Изменить размер шрифта - +
Отношения у них отличные, по совету Чернышевского Петр Иванович занимается с Машей — готовит ее к экзамену из курса мужской гимназии; без того, чтобы сдать экзамены за такой курс, в Медико-хирургическую академию не поступишь. А это было уже решено: Медико-хирургическая академия и — врач. А потом… Что произойдет потом, оставалось еще неясным: в России в то время не было ни одной женщины-врача. Неясно было и то, как, собственно, без разрешения отца Маша поступит в академию. И однажды, когда речь зашла об этом, Обручев рассказал ей о плане, который придумал Чернышевский.

— Фиктивный брак, сестренка, тебя ровно ни к чему не обяжет, — заверял Обручев, чувствуя, что сказать ей о своих сомнениях не может, пусть уж сам Петр Иванович говорит, — зато даст тебе право поступить в академию, не спрашивая отца.

Маша деловито слушала брата и не высказывала никаких возражений.

Что ж, она готова на все, лишь бы избавиться от своего положения бесполезного человека. Она хочет учиться, и она будет учиться. А какая при этом у нее будет фамилия, честное слово, ей совершенно безразлично. Все равно замуж она ни за кого не собирается, семейная жизнь только страшит ее, она предназначила себя для другой доли.

— Ну, а Петр Иванович согласен? — только и спросила она.

— Он — с радостью, мы ведь еще тогда обо всем договорились.

И опять Обручев подумал, что с тex пор многое изменилось и Петр Иванович хоть наверняка не откажется от своего слова, но страдать будет страшно. Ему стало жалко доброго друга. Впрочем, он, может, еще и не влюблен вовсе…

Он, конечно, был влюблен. И не так хотел бы он говорить со своей нареченной, как это пришлось сделать: по-деловому, сухо и лаконично. Но что поделаешь — взялся, значит должен. Она ведь и не интересуется вовсе его личностью и его чувствами. И она права, тут же решил добрейший Петр Иванович, она совершенно права: «Какое значение могут иметь мои чувства в таком серьезном вопросе?!»

Но где-то в глубине души он затаил надежду: может быть, после полюбит.

Семейная жизнь страшила не только Марию Обручеву — все, что было среди молодых женщин передового, смелого, умного, стремилось к общественной деятельности, и семья с ее патриархальным бытом и рабской покорностью, с ее ограниченным кругом интересов и личным благополучием не привлекала девушек, наметивших себе иной путь.

Как-то на лекции в университете Маша Обручева познакомилась с девушкой, с которой потом стала посещать и Медико-хирургическую академию.
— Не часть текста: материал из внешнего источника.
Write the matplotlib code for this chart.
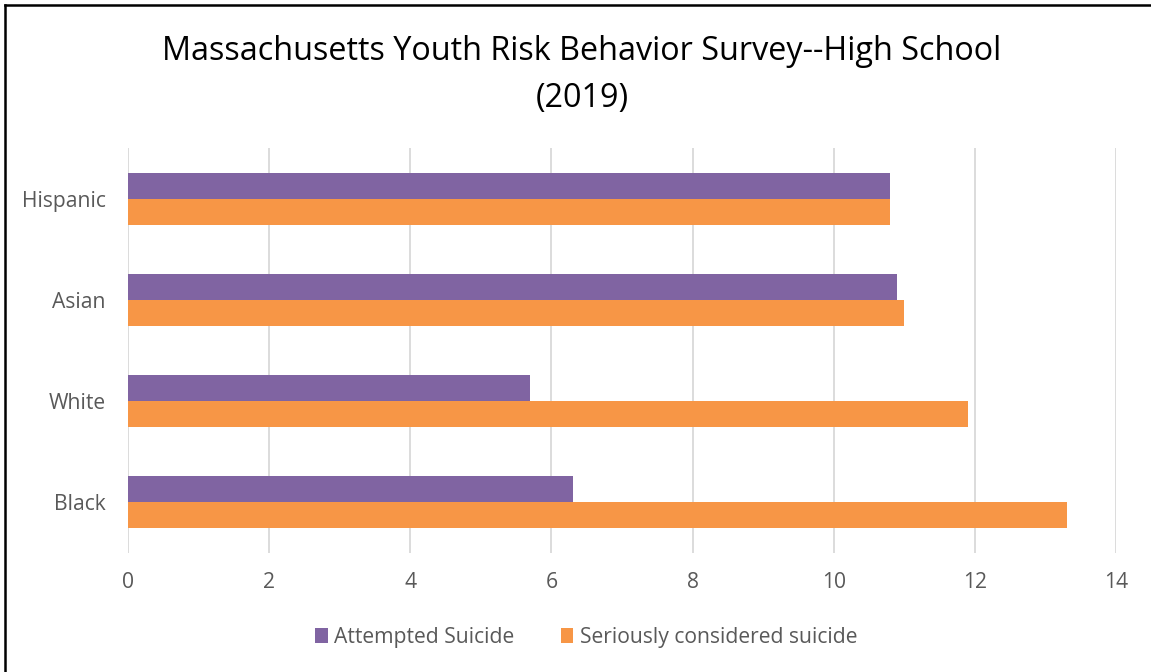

Девушка была моложе ее на четыре года, некрасивая и курносая, но такая умная, такая симпатичная и такая фанатичная в своем намерении жить только для общества, что Маша невольно покорилась ее влиянию и, сама того не замечая, вскоре стала рассуждать совершенно так же, как и она.

Девушку звали Надеждой Сусловой. Была она из семьи бывшего крепостного, ставшего затем главным управляющим у графа Шереметьева. Несмотря на свои восемнадцать лет, она обладала недюжинным умом, отлично разбиралась в вопросах экономики и политики, хотя и говорила об этом сдержанно и немногословно. Брат ее, Василий Прокофьевич, у которого она и жила в Петербурге, был причастен к революционным кружкам, сестра Аполлинария владела литературным даром и была близка к Достоевскому.

Вот что писала о себе Надежда Суслова товарищу своего брата, беллетристу-народнику, тоже сыну крепостного, Филиппу Диомидовичу Нефедову:

«…Мои дела теперь еще в неопределенном состоянии. С целью завоевать желаемое у жизни я приготовилась к бою, к бою за равенство прав. С знаменем, на котором выставлен этот девиз, я бросаюсь в войну с сильными мира сего… Чем это кончится — я не знаю, я знаю одно то, что не положу своего оружия, потому что во мне живет убеждение, что я борюсь за правое дело, от которого позорно отступиться.